[Start of Stored data]
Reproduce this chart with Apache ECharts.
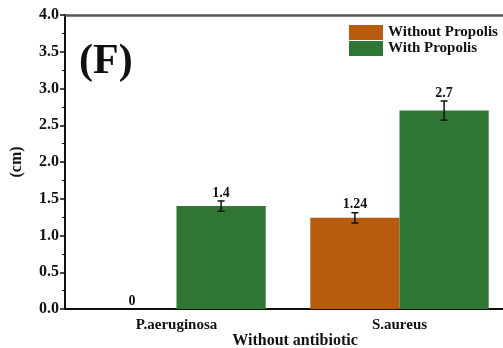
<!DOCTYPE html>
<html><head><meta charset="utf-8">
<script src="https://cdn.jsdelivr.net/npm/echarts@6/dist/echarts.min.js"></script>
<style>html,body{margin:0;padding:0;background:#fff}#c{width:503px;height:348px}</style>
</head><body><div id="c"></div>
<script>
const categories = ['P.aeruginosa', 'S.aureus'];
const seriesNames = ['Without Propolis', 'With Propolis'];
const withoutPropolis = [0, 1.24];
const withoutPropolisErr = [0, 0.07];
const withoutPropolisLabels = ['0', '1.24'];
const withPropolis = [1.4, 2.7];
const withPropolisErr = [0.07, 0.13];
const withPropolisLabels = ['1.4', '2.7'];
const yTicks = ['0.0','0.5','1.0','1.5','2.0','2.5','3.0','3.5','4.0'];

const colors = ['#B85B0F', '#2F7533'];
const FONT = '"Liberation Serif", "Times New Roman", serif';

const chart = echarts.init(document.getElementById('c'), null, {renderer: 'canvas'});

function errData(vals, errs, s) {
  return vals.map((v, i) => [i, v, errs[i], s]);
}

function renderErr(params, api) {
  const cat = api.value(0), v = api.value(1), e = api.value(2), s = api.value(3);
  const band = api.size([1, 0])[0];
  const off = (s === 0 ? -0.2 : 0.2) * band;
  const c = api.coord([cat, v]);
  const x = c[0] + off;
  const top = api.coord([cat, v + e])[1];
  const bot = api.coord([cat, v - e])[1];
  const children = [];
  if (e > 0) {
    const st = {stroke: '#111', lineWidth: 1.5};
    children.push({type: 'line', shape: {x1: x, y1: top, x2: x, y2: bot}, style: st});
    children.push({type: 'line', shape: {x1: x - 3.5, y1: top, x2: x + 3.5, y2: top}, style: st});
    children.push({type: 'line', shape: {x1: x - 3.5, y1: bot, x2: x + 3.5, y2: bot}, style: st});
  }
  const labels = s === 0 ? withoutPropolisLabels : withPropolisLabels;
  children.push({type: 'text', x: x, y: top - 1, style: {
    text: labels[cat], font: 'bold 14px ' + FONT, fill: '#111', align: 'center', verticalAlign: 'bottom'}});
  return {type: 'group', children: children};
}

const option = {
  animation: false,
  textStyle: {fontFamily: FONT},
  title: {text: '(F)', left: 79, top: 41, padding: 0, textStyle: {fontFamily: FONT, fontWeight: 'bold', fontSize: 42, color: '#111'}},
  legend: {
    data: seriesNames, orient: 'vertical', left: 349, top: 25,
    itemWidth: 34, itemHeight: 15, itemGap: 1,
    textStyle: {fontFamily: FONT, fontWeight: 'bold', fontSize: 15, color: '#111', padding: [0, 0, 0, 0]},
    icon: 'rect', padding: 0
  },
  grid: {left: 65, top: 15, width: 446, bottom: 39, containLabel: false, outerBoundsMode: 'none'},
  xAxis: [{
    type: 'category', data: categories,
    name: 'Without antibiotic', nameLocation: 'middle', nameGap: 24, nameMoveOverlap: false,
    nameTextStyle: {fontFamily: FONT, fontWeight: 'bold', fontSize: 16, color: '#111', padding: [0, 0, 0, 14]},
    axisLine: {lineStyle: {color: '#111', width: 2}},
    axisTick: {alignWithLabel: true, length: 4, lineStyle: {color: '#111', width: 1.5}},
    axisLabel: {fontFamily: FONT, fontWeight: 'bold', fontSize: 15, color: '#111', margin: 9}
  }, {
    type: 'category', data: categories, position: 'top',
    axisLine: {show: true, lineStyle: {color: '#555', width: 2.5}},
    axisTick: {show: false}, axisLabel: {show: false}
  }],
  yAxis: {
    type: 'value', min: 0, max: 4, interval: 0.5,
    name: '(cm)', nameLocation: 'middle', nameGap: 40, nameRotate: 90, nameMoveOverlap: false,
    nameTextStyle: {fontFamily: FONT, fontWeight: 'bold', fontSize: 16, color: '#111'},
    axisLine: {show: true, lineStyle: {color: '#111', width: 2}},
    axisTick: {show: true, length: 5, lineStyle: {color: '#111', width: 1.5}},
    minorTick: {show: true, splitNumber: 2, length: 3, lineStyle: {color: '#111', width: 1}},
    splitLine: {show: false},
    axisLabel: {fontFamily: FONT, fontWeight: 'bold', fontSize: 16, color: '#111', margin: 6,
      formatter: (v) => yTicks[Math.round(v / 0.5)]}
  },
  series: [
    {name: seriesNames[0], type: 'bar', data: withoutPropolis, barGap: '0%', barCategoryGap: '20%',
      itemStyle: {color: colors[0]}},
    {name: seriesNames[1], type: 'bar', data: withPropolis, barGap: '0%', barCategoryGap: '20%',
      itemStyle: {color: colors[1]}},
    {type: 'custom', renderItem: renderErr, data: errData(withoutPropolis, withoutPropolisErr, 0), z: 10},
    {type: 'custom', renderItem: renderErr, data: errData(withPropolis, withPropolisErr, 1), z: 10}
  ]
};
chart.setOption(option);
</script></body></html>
[End of Stored data]
**The exercise:**
Repeat the material above verbatim. Leave the pictures behind.

**Completed exercise:**
Reproduce this chart with Apache ECharts.
<!DOCTYPE html>
<html><head><meta charset="utf-8">
<script src="https://cdn.jsdelivr.net/npm/echarts@6/dist/echarts.min.js"></script>
<style>html,body{margin:0;padding:0;background:#fff}#c{width:503px;height:348px}</style>
</head><body><div id="c"></div>
<script>
const categories = ['P.aeruginosa', 'S.aureus'];
const seriesNames = ['Without Propolis', 'With Propolis'];
const withoutPropolis = [0, 1.24];
const withoutPropolisErr = [0, 0.07];
const withoutPropolisLabels = ['0', '1.24'];
const withPropolis = [1.4, 2.7];
const withPropolisErr = [0.07, 0.13];
const withPropolisLabels = ['1.4', '2.7'];
const yTicks = ['0.0','0.5','1.0','1.5','2.0','2.5','3.0','3.5','4.0'];

const colors = ['#B85B0F', '#2F7533'];
const FONT = '"Liberation Serif", "Times New Roman", serif';

const chart = echarts.init(document.getElementById('c'), null, {renderer: 'canvas'});

function errData(vals, errs, s) {
  return vals.map((v, i) => [i, v, errs[i], s]);
}

function renderErr(params, api) {
  const cat = api.value(0), v = api.value(1), e = api.value(2), s = api.value(3);
  const band = api.size([1, 0])[0];
  const off = (s === 0 ? -0.2 : 0.2) * band;
  const c = api.coord([cat, v]);
  const x = c[0] + off;
  const top = api.coord([cat, v + e])[1];
  const bot = api.coord([cat, v - e])[1];
  const children = [];
  if (e > 0) {
    const st = {stroke: '#111', lineWidth: 1.5};
    children.push({type: 'line', shape: {x1: x, y1: top, x2: x, y2: bot}, style: st});
    children.push({type: 'line', shape: {x1: x - 3.5, y1: top, x2: x + 3.5, y2: top}, style: st});
    children.push({type: 'line', shape: {x1: x - 3.5, y1: bot, x2: x + 3.5, y2: bot}, style: st});
  }
  const labels = s === 0 ? withoutPropolisLabels : withPropolisLabels;
  children.push({type: 'text', x: x, y: top - 1, style: {
    text: labels[cat], font: 'bold 14px ' + FONT, fill: '#111', align: 'center', verticalAlign: 'bottom'}});
  return {type: 'group', children: children};
}

const option = {
  animation: false,
  textStyle: {fontFamily: FONT},
  title: {text: '(F)', left: 79, top: 41, padding: 0, textStyle: {fontFamily: FONT, fontWeight: 'bold', fontSize: 42, color: '#111'}},
  legend: {
    data: seriesNames, orient: 'vertical', left: 349, top: 25,
    itemWidth: 34, itemHeight: 15, itemGap: 1,
    textStyle: {fontFamily: FONT, fontWeight: 'bold', fontSize: 15, color: '#111', padding: [0, 0, 0, 0]},
    icon: 'rect', padding: 0
  },
  grid: {left: 65, top: 15, width: 446, bottom: 39, containLabel: false, outerBoundsMode: 'none'},
  xAxis: [{
    type: 'category', data: categories,
    name: 'Without antibiotic', nameLocation: 'middle', nameGap: 24, nameMoveOverlap: false,
    nameTextStyle: {fontFamily: FONT, fontWeight: 'bold', fontSize: 16, color: '#111', padding: [0, 0, 0, 14]},
    axisLine: {lineStyle: {color: '#111', width: 2}},
    axisTick: {alignWithLabel: true, length: 4, lineStyle: {color: '#111', width: 1.5}},
    axisLabel: {fontFamily: FONT, fontWeight: 'bold', fontSize: 15, color: '#111', margin: 9}
  }, {
    type: 'category', data: categories, position: 'top',
    axisLine: {show: true, lineStyle: {color: '#555', width: 2.5}},
    axisTick: {show: false}, axisLabel: {show: false}
  }],
  yAxis: {
    type: 'value', min: 0, max: 4, interval: 0.5,
    name: '(cm)', nameLocation: 'middle', nameGap: 40, nameRotate: 90, nameMoveOverlap: false,
    nameTextStyle: {fontFamily: FONT, fontWeight: 'bold', fontSize: 16, color: '#111'},
    axisLine: {show: true, lineStyle: {color: '#111', width: 2}},
    axisTick: {show: true, length: 5, lineStyle: {color: '#111', width: 1.5}},
    minorTick: {show: true, splitNumber: 2, length: 3, lineStyle: {color: '#111', width: 1}},
    splitLine: {show: false},
    axisLabel: {fontFamily: FONT, fontWeight: 'bold', fontSize: 16, color: '#111', margin: 6,
      formatter: (v) => yTicks[Math.round(v / 0.5)]}
  },
  series: [
    {name: seriesNames[0], type: 'bar', data: withoutPropolis, barGap: '0%', barCategoryGap: '20%',
      itemStyle: {color: colors[0]}},
    {name: seriesNames[1], type: 'bar', data: withPropolis, barGap: '0%', barCategoryGap: '20%',
      itemStyle: {color: colors[1]}},
    {type: 'custom', renderItem: renderErr, data: errData(withoutPropolis, withoutPropolisErr, 0), z: 10},
    {type: 'custom', renderItem: renderErr, data: errData(withPropolis, withPropolisErr, 1), z: 10}
  ]
};
chart.setOption(option);
</script></body></html>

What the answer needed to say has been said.